Task directions
Quote, verbatim, all material below, without pictures.

>> start Supplied information

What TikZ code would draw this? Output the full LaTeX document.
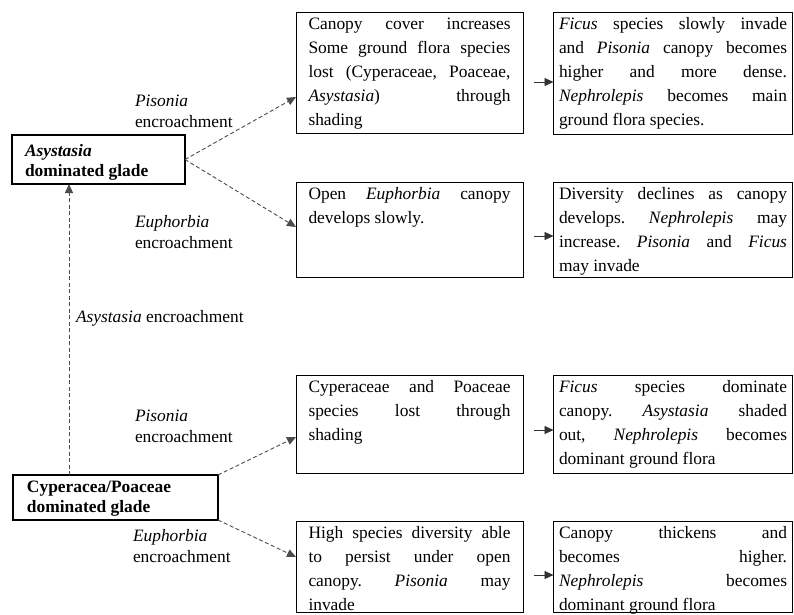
\documentclass[tikz,border=0pt]{standalone}
\usepackage{fontspec}
\setmainfont{Liberation Serif}
\usetikzlibrary{arrows.meta,calc}
\frenchspacing
\newcommand{\jl}[1]{\makebox[\linewidth][s]{#1}\par}
\newcommand{\bxt}[3]{\parbox[c][#2pt][t]{#1pt}{\leavevmode\rule{0pt}{17pt}#3}}
\begin{document}
\begin{tikzpicture}[x=1pt,y=-1pt,
  every node/.style={inner sep=0pt, outer sep=0pt, text=black},
  lbox/.style={draw, line width=1pt, anchor=north west, inner xsep=12.5pt, inner ysep=0pt, font=\fontsize{17.4pt}{24pt}\selectfont},
  rbox/.style={draw, line width=1pt, anchor=north west, inner xsep=5.5pt, inner ysep=0pt, font=\fontsize{17.4pt}{24pt}\selectfont},
  gbox/.style={draw, line width=1.1pt, anchor=north west, inner ysep=0pt, font=\fontsize{17.4pt}{20pt}\selectfont\bfseries},
  lab/.style={anchor=base west, font=\fontsize{17.4pt}{21pt}\selectfont},
  darr/.style={draw=black!70, line width=0.9pt, dash pattern=on 4pt off 2.5pt, -{Triangle[length=9pt,width=8pt]}},
  sarr/.style={draw=black!80, line width=0.8pt, -{Triangle[length=9pt,width=8pt]}, shorten <=11pt},
]
\useasboundingbox (0,0) rectangle (794,614);
\fill[white] (0,0) rectangle (794,614);

% left glade boxes
\node[gbox, inner xsep=13pt] (L1) at (12,135)
  {\parbox[c][49pt][t]{147pt}{\leavevmode\rule{0pt}{21pt}\textit{Asystasia}\par dominated glade}};
\node[gbox, inner xsep=14pt] (L2) at (13,475)
  {\parbox[c][45pt][t]{177pt}{\leavevmode\rule{0pt}{17pt}Cyperacea/Poaceae\par dominated glade}};

% upper boxes
\node[lbox] (A) at (296,12) {\bxt{202}{121}{%
  \jl{Canopy cover increases}\jl{Some ground flora species}\jl{lost (Cyperaceae, Poaceae,}\jl{\textit{Asystasia}) through}shading}};
\node[rbox] (B) at (553.5,12) {\bxt{228}{122}{%
  \jl{\textit{Ficus} species slowly invade}\jl{and \textit{Pisonia} canopy becomes}\jl{higher and more dense.}\jl{\textit{Nephrolepis} becomes main}ground flora species.}};
\node[lbox] (C) at (296,182.5) {\bxt{202}{95}{%
  \jl{Open \textit{Euphorbia} canopy}develops slowly.}};
\node[rbox] (D) at (553.5,182.5) {\bxt{228}{95}{%
  \jl{Diversity declines as canopy}\jl{develops. \textit{Nephrolepis} may}\jl{increase. \textit{Pisonia} and \textit{Ficus}}may invade}};

% lower boxes
\node[lbox] (E) at (296,375.5) {\bxt{202}{97.5}{%
  \jl{Cyperaceae and Poaceae}\jl{species lost through}shading}};
\node[rbox] (F) at (553.5,375.5) {\bxt{228}{97.5}{%
  \jl{\textit{Ficus} species dominate}\jl{canopy. \textit{Asystasia} shaded}\jl{out, \textit{Nephrolepis} becomes}dominant ground flora}};
\node[lbox] (G) at (296,521) {\bxt{202}{91}{%
  \jl{High species diversity able}\jl{to persist under open}\jl{canopy. \textit{Pisonia} may}invade}};
\node[rbox] (H) at (553.5,521) {\bxt{228}{91}{%
  \jl{Canopy thickens and}\jl{becomes higher.}\jl{\textit{Nephrolepis} becomes}dominant ground flora}};

% labels
\node[lab] (p1) at (135,106) {\parbox[t]{130pt}{\textit{Pisonia}\\encroachment}};
\node[lab] (e1) at (135,227) {\parbox[t]{130pt}{\textit{Euphorbia}\\encroachment}};
\node[lab] (a1) at (76,322) {\textit{Asystasia} encroachment};
\node[lab] (p2) at (135,421) {\parbox[t]{130pt}{\textit{Pisonia}\\encroachment}};
\node[lab] (e2) at (133,541) {\parbox[t]{130pt}{\textit{Euphorbia}\\encroachment}};

% connectors
\draw[darr] (L1.east) -- ([yshift=-24.5pt]A.west);
\draw[darr] (L1.east) -- ([yshift=3pt]C.west);
\draw[sarr] ([yshift=-9.5pt]A.east) -- ([yshift=-9.5pt]A.east -| B.west);
\draw[sarr] ([yshift=-6pt]C.east) -- ([yshift=-6pt]C.east -| D.west);
\draw[sarr] ([yshift=-5.75pt]E.east) -- ([yshift=-5.75pt]E.east -| F.west);
\draw[sarr] ([yshift=-8.5pt]G.east) -- ([yshift=-8.5pt]G.east -| H.west);
\draw[darr] (L2.north east) -- ([yshift=-12.75pt]E.west);
\draw[darr] (L2.south east) -- ([yshift=9.5pt]G.west);
\coordinate (vx) at (69,0);
\draw[darr] (L2.north -| vx) -- (L1.south -| vx);
\end{tikzpicture}
\end{document}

>> end Supplied information

Problem solution
What TikZ code would draw this? Output the full LaTeX document.
\documentclass[tikz,border=0pt]{standalone}
\usepackage{fontspec}
\setmainfont{Liberation Serif}
\usetikzlibrary{arrows.meta,calc}
\frenchspacing
\newcommand{\jl}[1]{\makebox[\linewidth][s]{#1}\par}
\newcommand{\bxt}[3]{\parbox[c][#2pt][t]{#1pt}{\leavevmode\rule{0pt}{17pt}#3}}
\begin{document}
\begin{tikzpicture}[x=1pt,y=-1pt,
  every node/.style={inner sep=0pt, outer sep=0pt, text=black},
  lbox/.style={draw, line width=1pt, anchor=north west, inner xsep=12.5pt, inner ysep=0pt, font=\fontsize{17.4pt}{24pt}\selectfont},
  rbox/.style={draw, line width=1pt, anchor=north west, inner xsep=5.5pt, inner ysep=0pt, font=\fontsize{17.4pt}{24pt}\selectfont},
  gbox/.style={draw, line width=1.1pt, anchor=north west, inner ysep=0pt, font=\fontsize{17.4pt}{20pt}\selectfont\bfseries},
  lab/.style={anchor=base west, font=\fontsize{17.4pt}{21pt}\selectfont},
  darr/.style={draw=black!70, line width=0.9pt, dash pattern=on 4pt off 2.5pt, -{Triangle[length=9pt,width=8pt]}},
  sarr/.style={draw=black!80, line width=0.8pt, -{Triangle[length=9pt,width=8pt]}, shorten <=11pt},
]
\useasboundingbox (0,0) rectangle (794,614);
\fill[white] (0,0) rectangle (794,614);

% left glade boxes
\node[gbox, inner xsep=13pt] (L1) at (12,135)
  {\parbox[c][49pt][t]{147pt}{\leavevmode\rule{0pt}{21pt}\textit{Asystasia}\par dominated glade}};
\node[gbox, inner xsep=14pt] (L2) at (13,475)
  {\parbox[c][45pt][t]{177pt}{\leavevmode\rule{0pt}{17pt}Cyperacea/Poaceae\par dominated glade}};

% upper boxes
\node[lbox] (A) at (296,12) {\bxt{202}{121}{%
  \jl{Canopy cover increases}\jl{Some ground flora species}\jl{lost (Cyperaceae, Poaceae,}\jl{\textit{Asystasia}) through}shading}};
\node[rbox] (B) at (553.5,12) {\bxt{228}{122}{%
  \jl{\textit{Ficus} species slowly invade}\jl{and \textit{Pisonia} canopy becomes}\jl{higher and more dense.}\jl{\textit{Nephrolepis} becomes main}ground flora species.}};
\node[lbox] (C) at (296,182.5) {\bxt{202}{95}{%
  \jl{Open \textit{Euphorbia} canopy}develops slowly.}};
\node[rbox] (D) at (553.5,182.5) {\bxt{228}{95}{%
  \jl{Diversity declines as canopy}\jl{develops. \textit{Nephrolepis} may}\jl{increase. \textit{Pisonia} and \textit{Ficus}}may invade}};

% lower boxes
\node[lbox] (E) at (296,375.5) {\bxt{202}{97.5}{%
  \jl{Cyperaceae and Poaceae}\jl{species lost through}shading}};
\node[rbox] (F) at (553.5,375.5) {\bxt{228}{97.5}{%
  \jl{\textit{Ficus} species dominate}\jl{canopy. \textit{Asystasia} shaded}\jl{out, \textit{Nephrolepis} becomes}dominant ground flora}};
\node[lbox] (G) at (296,521) {\bxt{202}{91}{%
  \jl{High species diversity able}\jl{to persist under open}\jl{canopy. \textit{Pisonia} may}invade}};
\node[rbox] (H) at (553.5,521) {\bxt{228}{91}{%
  \jl{Canopy thickens and}\jl{becomes higher.}\jl{\textit{Nephrolepis} becomes}dominant ground flora}};

% labels
\node[lab] (p1) at (135,106) {\parbox[t]{130pt}{\textit{Pisonia}\\encroachment}};
\node[lab] (e1) at (135,227) {\parbox[t]{130pt}{\textit{Euphorbia}\\encroachment}};
\node[lab] (a1) at (76,322) {\textit{Asystasia} encroachment};
\node[lab] (p2) at (135,421) {\parbox[t]{130pt}{\textit{Pisonia}\\encroachment}};
\node[lab] (e2) at (133,541) {\parbox[t]{130pt}{\textit{Euphorbia}\\encroachment}};

% connectors
\draw[darr] (L1.east) -- ([yshift=-24.5pt]A.west);
\draw[darr] (L1.east) -- ([yshift=3pt]C.west);
\draw[sarr] ([yshift=-9.5pt]A.east) -- ([yshift=-9.5pt]A.east -| B.west);
\draw[sarr] ([yshift=-6pt]C.east) -- ([yshift=-6pt]C.east -| D.west);
\draw[sarr] ([yshift=-5.75pt]E.east) -- ([yshift=-5.75pt]E.east -| F.west);
\draw[sarr] ([yshift=-8.5pt]G.east) -- ([yshift=-8.5pt]G.east -| H.west);
\draw[darr] (L2.north east) -- ([yshift=-12.75pt]E.west);
\draw[darr] (L2.south east) -- ([yshift=9.5pt]G.west);
\coordinate (vx) at (69,0);
\draw[darr] (L2.north -| vx) -- (L1.south -| vx);
\end{tikzpicture}
\end{document}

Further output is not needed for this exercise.